── GIVEN DATA ──

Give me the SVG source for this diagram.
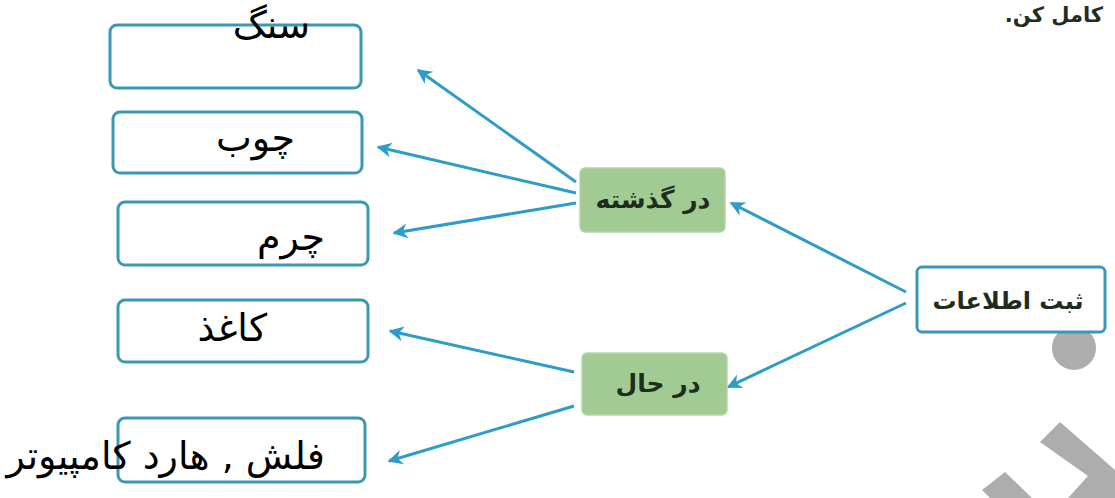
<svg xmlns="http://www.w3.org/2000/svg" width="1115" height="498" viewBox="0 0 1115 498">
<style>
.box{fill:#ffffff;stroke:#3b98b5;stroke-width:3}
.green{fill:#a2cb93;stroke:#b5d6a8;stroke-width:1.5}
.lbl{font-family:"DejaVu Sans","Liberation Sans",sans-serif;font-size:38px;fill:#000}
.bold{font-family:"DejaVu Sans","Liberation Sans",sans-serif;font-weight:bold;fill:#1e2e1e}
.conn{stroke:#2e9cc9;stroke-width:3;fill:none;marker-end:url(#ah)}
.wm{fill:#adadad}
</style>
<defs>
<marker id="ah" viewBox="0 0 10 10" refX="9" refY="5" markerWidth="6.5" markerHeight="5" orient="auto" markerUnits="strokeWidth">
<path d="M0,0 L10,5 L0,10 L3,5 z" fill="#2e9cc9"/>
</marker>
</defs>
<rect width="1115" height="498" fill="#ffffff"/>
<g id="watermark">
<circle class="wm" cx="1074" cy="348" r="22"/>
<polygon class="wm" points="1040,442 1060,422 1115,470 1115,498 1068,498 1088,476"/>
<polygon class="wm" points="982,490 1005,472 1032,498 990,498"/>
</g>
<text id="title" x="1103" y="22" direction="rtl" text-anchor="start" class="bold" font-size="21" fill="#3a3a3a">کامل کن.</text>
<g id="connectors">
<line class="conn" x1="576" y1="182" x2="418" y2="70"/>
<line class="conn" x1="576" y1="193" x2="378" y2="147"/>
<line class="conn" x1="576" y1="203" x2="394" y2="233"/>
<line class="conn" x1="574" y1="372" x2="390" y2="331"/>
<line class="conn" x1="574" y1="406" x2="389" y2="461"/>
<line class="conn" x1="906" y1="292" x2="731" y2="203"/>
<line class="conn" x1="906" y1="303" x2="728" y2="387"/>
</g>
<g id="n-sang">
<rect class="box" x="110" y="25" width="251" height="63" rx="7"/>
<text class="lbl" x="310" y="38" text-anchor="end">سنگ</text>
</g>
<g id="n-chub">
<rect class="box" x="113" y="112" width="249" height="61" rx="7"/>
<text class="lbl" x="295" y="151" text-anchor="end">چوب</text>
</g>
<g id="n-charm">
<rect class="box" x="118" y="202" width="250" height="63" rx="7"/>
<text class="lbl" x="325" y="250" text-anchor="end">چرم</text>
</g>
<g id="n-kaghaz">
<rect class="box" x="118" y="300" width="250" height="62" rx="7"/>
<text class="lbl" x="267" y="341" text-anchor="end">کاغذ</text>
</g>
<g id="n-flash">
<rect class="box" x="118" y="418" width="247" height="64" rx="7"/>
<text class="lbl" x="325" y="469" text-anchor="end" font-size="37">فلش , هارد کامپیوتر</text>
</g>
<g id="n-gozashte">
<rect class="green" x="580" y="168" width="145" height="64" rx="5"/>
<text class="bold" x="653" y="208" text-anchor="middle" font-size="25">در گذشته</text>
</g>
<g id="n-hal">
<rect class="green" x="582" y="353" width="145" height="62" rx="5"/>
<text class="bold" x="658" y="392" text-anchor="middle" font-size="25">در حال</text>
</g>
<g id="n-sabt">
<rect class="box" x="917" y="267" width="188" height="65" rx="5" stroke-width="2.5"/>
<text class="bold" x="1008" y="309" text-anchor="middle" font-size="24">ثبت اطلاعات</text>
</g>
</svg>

───

SHORT PROBLEM - Images in the data above are to be skipped. Retype all other material exactly.

EXPECTED ANSWER -
Give me the SVG source for this diagram.
<svg xmlns="http://www.w3.org/2000/svg" width="1115" height="498" viewBox="0 0 1115 498">
<style>
.box{fill:#ffffff;stroke:#3b98b5;stroke-width:3}
.green{fill:#a2cb93;stroke:#b5d6a8;stroke-width:1.5}
.lbl{font-family:"DejaVu Sans","Liberation Sans",sans-serif;font-size:38px;fill:#000}
.bold{font-family:"DejaVu Sans","Liberation Sans",sans-serif;font-weight:bold;fill:#1e2e1e}
.conn{stroke:#2e9cc9;stroke-width:3;fill:none;marker-end:url(#ah)}
.wm{fill:#adadad}
</style>
<defs>
<marker id="ah" viewBox="0 0 10 10" refX="9" refY="5" markerWidth="6.5" markerHeight="5" orient="auto" markerUnits="strokeWidth">
<path d="M0,0 L10,5 L0,10 L3,5 z" fill="#2e9cc9"/>
</marker>
</defs>
<rect width="1115" height="498" fill="#ffffff"/>
<g id="watermark">
<circle class="wm" cx="1074" cy="348" r="22"/>
<polygon class="wm" points="1040,442 1060,422 1115,470 1115,498 1068,498 1088,476"/>
<polygon class="wm" points="982,490 1005,472 1032,498 990,498"/>
</g>
<text id="title" x="1103" y="22" direction="rtl" text-anchor="start" class="bold" font-size="21" fill="#3a3a3a">کامل کن.</text>
<g id="connectors">
<line class="conn" x1="576" y1="182" x2="418" y2="70"/>
<line class="conn" x1="576" y1="193" x2="378" y2="147"/>
<line class="conn" x1="576" y1="203" x2="394" y2="233"/>
<line class="conn" x1="574" y1="372" x2="390" y2="331"/>
<line class="conn" x1="574" y1="406" x2="389" y2="461"/>
<line class="conn" x1="906" y1="292" x2="731" y2="203"/>
<line class="conn" x1="906" y1="303" x2="728" y2="387"/>
</g>
<g id="n-sang">
<rect class="box" x="110" y="25" width="251" height="63" rx="7"/>
<text class="lbl" x="310" y="38" text-anchor="end">سنگ</text>
</g>
<g id="n-chub">
<rect class="box" x="113" y="112" width="249" height="61" rx="7"/>
<text class="lbl" x="295" y="151" text-anchor="end">چوب</text>
</g>
<g id="n-charm">
<rect class="box" x="118" y="202" width="250" height="63" rx="7"/>
<text class="lbl" x="325" y="250" text-anchor="end">چرم</text>
</g>
<g id="n-kaghaz">
<rect class="box" x="118" y="300" width="250" height="62" rx="7"/>
<text class="lbl" x="267" y="341" text-anchor="end">کاغذ</text>
</g>
<g id="n-flash">
<rect class="box" x="118" y="418" width="247" height="64" rx="7"/>
<text class="lbl" x="325" y="469" text-anchor="end" font-size="37">فلش , هارد کامپیوتر</text>
</g>
<g id="n-gozashte">
<rect class="green" x="580" y="168" width="145" height="64" rx="5"/>
<text class="bold" x="653" y="208" text-anchor="middle" font-size="25">در گذشته</text>
</g>
<g id="n-hal">
<rect class="green" x="582" y="353" width="145" height="62" rx="5"/>
<text class="bold" x="658" y="392" text-anchor="middle" font-size="25">در حال</text>
</g>
<g id="n-sabt">
<rect class="box" x="917" y="267" width="188" height="65" rx="5" stroke-width="2.5"/>
<text class="bold" x="1008" y="309" text-anchor="middle" font-size="24">ثبت اطلاعات</text>
</g>
</svg>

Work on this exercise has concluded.